Filename Description Input Output Misc.
dane-validation-stat.py It calculates stats of dane validation results. the output of dane-validation.py
(e.g., dane_output_[city]/ in dane_validation_output.tar.gz)
dane_valid_stat_output.tar.gz -
dnssec-stat.py It calculates stats of dnssec validation results. the output of dnssec.py
(e.g., dnssec_output_[city]/ in dnssec_output.tar.gz)
dnssec_stat_output.tar.gz -
starttls-error-stat.py It calculates the stats of STARTTLS scanning errors. the output of starttls-error.py
(e.g., starttls_error_output_[city]/ in starttls_error_output.tar.gz)
starttls_error_stat_output.tar.gz -
check-incorrect-stat.py It calculates stats of dane validation failure reasons. the output of check-incorrect.py
(e.g, incorrect_output_[city]/ in check_incorrect_output.tar.gz)
check_incorrect_stat_output.tar.gz -
rollover-candidate-sub.py It finds the domains who have conducted rollover. the output of rollover-candidate.py
(e.g., rollover_cand_output_virginia/ in rollover_candidate_output.tar.gz)
rollover_cand_merged_output.tar.gz -
rollover-stat.py It calculates stats of rollover behavior of domains. the output of rollover.py
(e.g., rollover_output_virginia/ in rollover_output.tar.gz)
rollover_stat_output.tar.gz Section 5.5, Key Rollover
valid-dn-stat.py It calculates stats of DANE-valid domains for each TLD. the output of valid-dn.py
(e.g., valid_dn_virginia/ in valid_dn_output.tar.gz)
valid_dn_stat_output.tar.gz -
alexa1m-dane-stat.py It calculates stats of Alexa 1M domains who have TLSA records. alexa1m-mx, alexa1m-tlsa, alexa-top1m.csv alexa_dane_stat_output.tar.gz -

3. Running our measurement codes to get your own raw datasets (TLSA records and their certificates)

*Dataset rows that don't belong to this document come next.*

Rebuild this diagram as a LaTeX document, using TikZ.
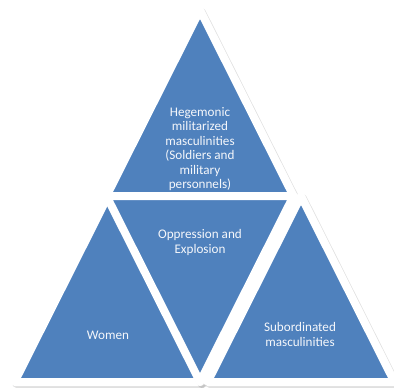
\documentclass[tikz,border=0pt]{standalone}
\usepackage{fontspec}
\setmainfont{Carlito}
\definecolor{triblue}{HTML}{4F81BD}
\begin{document}
\begin{tikzpicture}[x=1bp,y=-1bp,
  trifill/.style={fill=triblue, draw=white, line width=8bp, line join=round},
  trishadow/.style={draw=black, fill=black, line width=8bp, line join=round, opacity=0.12},
  lbl/.style={text=white!94!triblue, align=center, font=\fontsize{13.2}{14.6}\selectfont, inner sep=0pt}]
\useasboundingbox[fill=white] (0,0) rectangle (394,388);
% upright triangle about an incentre
\newcommand\uptri[2]{%
  \path[trishadow] ([shift={(1.8,2)}]#1) ++(0,-128.3) -- ++(93.5,185.9) -- ++(-187,0) -- cycle;
  \path[trifill] (#1) ++(0,-128.3) -- ++(93.5,185.9) -- ++(-187,0) -- cycle;}
\newcommand\downtri[1]{%
  \path[trishadow] ([shift={(1.8,2)}]#1) ++(0,128.3) -- ++(93.5,-185.9) -- ++(-187,0) -- cycle;
  \path[trifill] (#1) ++(0,128.3) -- ++(93.5,-185.9) -- ++(-187,0) -- cycle;}
\coordinate (ctop) at (200,138.4);
\coordinate (cleft) at (108,324.4);
\coordinate (cmid) at (200,253.6);
\coordinate (cright) at (301,324.4);
\uptri{ctop}{}
\uptri{cleft}{}
\downtri{cmid}
\uptri{cright}{}
\node[lbl] (thege) at (200,149) {Hegemonic\\militarized\\masculinities\\(Soldiers and\\military\\personnels)};
\node[lbl] (topp) at (200,242.5) {Oppression and\\Explosion};
\node[lbl] (twom) at (108,335) {Women};
\node[lbl] (tsub) at (300,334.5) {Subordinated\\masculinities};
\end{tikzpicture}
\end{document}
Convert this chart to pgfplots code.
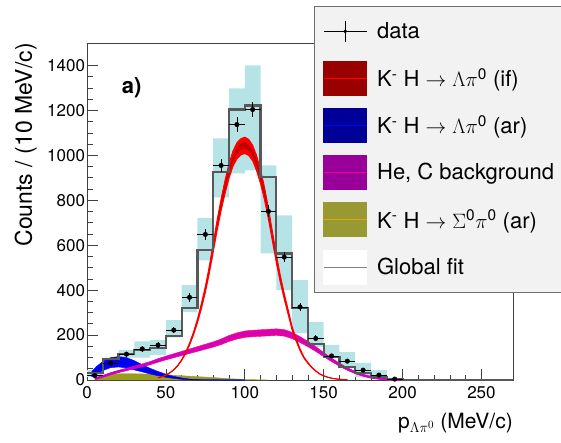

This section introduces our source codes that we used to collect our datasets. We used these source codes to collect TLSA records and their certificates by sending average 11,972 TLSA record lookups as well as the certificate chains every hour from July 11, 2019 to October 31, 2019. We refer to these measurements as the Hourly dataset.

What about Daily dataset? Because the Daily dataset that contains every domain names under top level domains was collected using zone files that are given under agreement with registries, we cannot make them just publicly available. Instead, we provide intermediary data (e.g. tlsa-counts.csv) extracted from the Daily dataset which is needed to run our scripts.

Scanning source codes

Filename Descrption Download
tlsa-scan.go It fetches TLSA records from a list of domains. link1
starttls-scan.go It collects certificates via STARTTLS. link
1 This requires the following third-party libraries: Unbound, Unbound Golang Wrapper, and ldns.

How to scan TLSA records and their certificates

1. Scan TLSA records

The script tlsa-scan.go will read a list of domains in the mx-with-tlsa file and collect their TLSA records. The output has the following format.

TLSA-base-domain Vantage point DNSSEC validity 1 TLSA records2
_25._tcp.mail.ietf.org. Virginia Secure AACBoAABAAIAB…
_25._tcp.mail.tutanota.de. Virginia Secure AACBoAABAAIA…

1 The result of DNSSEC validation: Secure indicates that a domain can be validated. Insecure indicates that a domain cannot be validated because it does not have a DS record. Bogus indicates that a domain cannot be validated because it has invalid DNSSEC records such as expired RRSIGs.

2 TLSA records: wire formatted TLSA records (base64 encoded)

2. Scan STARTTLS certificates

The script starttls-scan.go will read a list of domains in the mx-with-tlsa file and collect certificates presented via STARTTLS. The output has the following format.

Domains Port Vantage point Status1 # of presented certificates2 Certificates3
mail.ietf.org 25 Virginia Success 4 LS0RUaAB…, WjGdVBWYi…, 0s3FTFRuZ1…, eFKdDRBO…
mail.tutanota.de. 25 Virginia Success 4 LSSf7JanC…, ODlF4NEF…, SA3S29K…, Z1RstKS…

1 Whether a certificate has been successfully fetched or not.

2 The number of certificates presented via STARTTLS.

3 A list of base64 encoded (PEM format) certificates (each certificate is comma seperated).